━━━━━ Extracted entries ━━━━━

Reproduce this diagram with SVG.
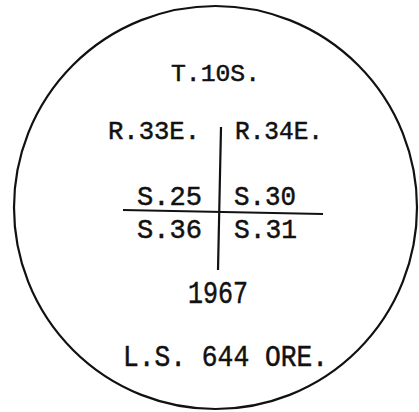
<svg xmlns="http://www.w3.org/2000/svg" width="419" height="412" viewBox="0 0 419 412">
<style>
text{font-family:"Liberation Mono","Courier New",monospace;fill:#111;stroke:#111;stroke-width:0.5;}
.s1{font-size:24px;}
.s1b{font-size:25px;}
.s2{font-size:28px;}
.s3{font-size:32px;}
.s4{font-size:30px;}
.ln{stroke:#111;stroke-width:2.2;fill:none;}
</style>
<rect width="419" height="412" fill="#fff"/>
<circle class="ln" cx="215.5" cy="207.5" r="201.5"/>
<line class="ln" x1="221" y1="127" x2="218" y2="270"/>
<line class="ln" x1="123" y1="210" x2="323" y2="214"/>
<text class="s1" x="171" y="81" textLength="89" lengthAdjust="spacingAndGlyphs">T.10S.</text>
<text class="s1b" x="108" y="139" textLength="92" lengthAdjust="spacingAndGlyphs">R.33E.</text>
<text class="s1b" x="235" y="139" textLength="88" lengthAdjust="spacingAndGlyphs">R.34E.</text>
<text class="s2" x="137" y="205" textLength="65" lengthAdjust="spacingAndGlyphs">S.25</text>
<text class="s2" x="234" y="205" textLength="62" lengthAdjust="spacingAndGlyphs">S.30</text>
<text class="s2" x="137" y="238" textLength="65" lengthAdjust="spacingAndGlyphs">S.36</text>
<text class="s2" x="234" y="238" textLength="63" lengthAdjust="spacingAndGlyphs">S.31</text>
<text class="s3" x="188" y="303" textLength="60" lengthAdjust="spacingAndGlyphs">1967</text>
<text class="s4" x="123" y="366" textLength="205" lengthAdjust="spacingAndGlyphs">L.S. 644 ORE.</text>
</svg>
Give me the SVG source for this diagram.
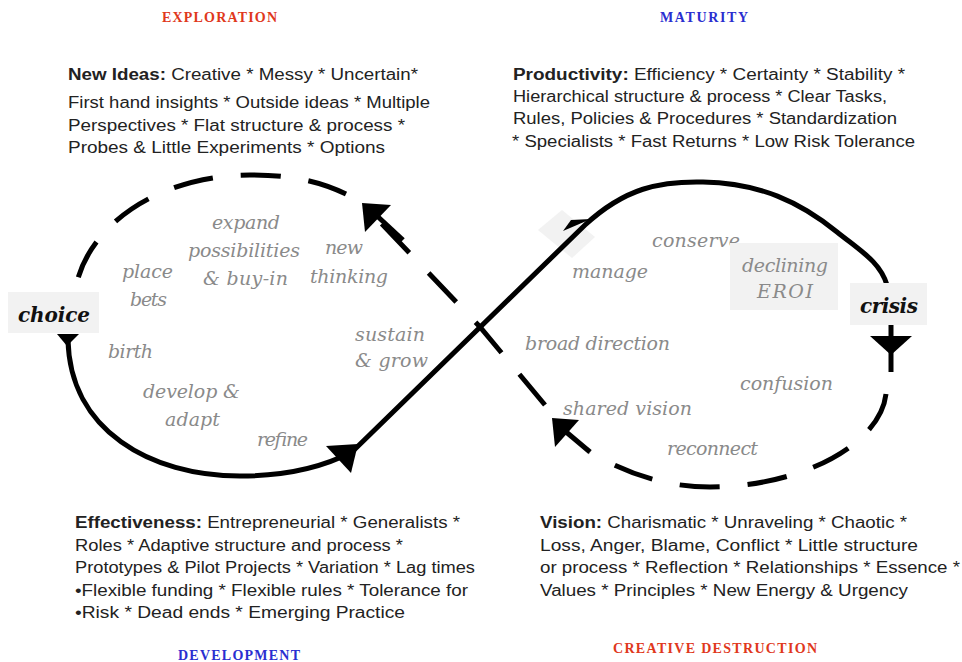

━━━━━

* The problem:
Each line of the material must be retyped exactly, except that images are omitted.

* Solution for this exercise:
Reproduce this diagram with SVG.
<svg xmlns="http://www.w3.org/2000/svg" width="419" height="412" viewBox="0 0 419 412">
<style>
text{font-family:"Liberation Mono","Courier New",monospace;fill:#111;stroke:#111;stroke-width:0.5;}
.s1{font-size:24px;}
.s1b{font-size:25px;}
.s2{font-size:28px;}
.s3{font-size:32px;}
.s4{font-size:30px;}
.ln{stroke:#111;stroke-width:2.2;fill:none;}
</style>
<rect width="419" height="412" fill="#fff"/>
<circle class="ln" cx="215.5" cy="207.5" r="201.5"/>
<line class="ln" x1="221" y1="127" x2="218" y2="270"/>
<line class="ln" x1="123" y1="210" x2="323" y2="214"/>
<text class="s1" x="171" y="81" textLength="89" lengthAdjust="spacingAndGlyphs">T.10S.</text>
<text class="s1b" x="108" y="139" textLength="92" lengthAdjust="spacingAndGlyphs">R.33E.</text>
<text class="s1b" x="235" y="139" textLength="88" lengthAdjust="spacingAndGlyphs">R.34E.</text>
<text class="s2" x="137" y="205" textLength="65" lengthAdjust="spacingAndGlyphs">S.25</text>
<text class="s2" x="234" y="205" textLength="62" lengthAdjust="spacingAndGlyphs">S.30</text>
<text class="s2" x="137" y="238" textLength="65" lengthAdjust="spacingAndGlyphs">S.36</text>
<text class="s2" x="234" y="238" textLength="63" lengthAdjust="spacingAndGlyphs">S.31</text>
<text class="s3" x="188" y="303" textLength="60" lengthAdjust="spacingAndGlyphs">1967</text>
<text class="s4" x="123" y="366" textLength="205" lengthAdjust="spacingAndGlyphs">L.S. 644 ORE.</text>
</svg>
Give me the SVG source for this diagram.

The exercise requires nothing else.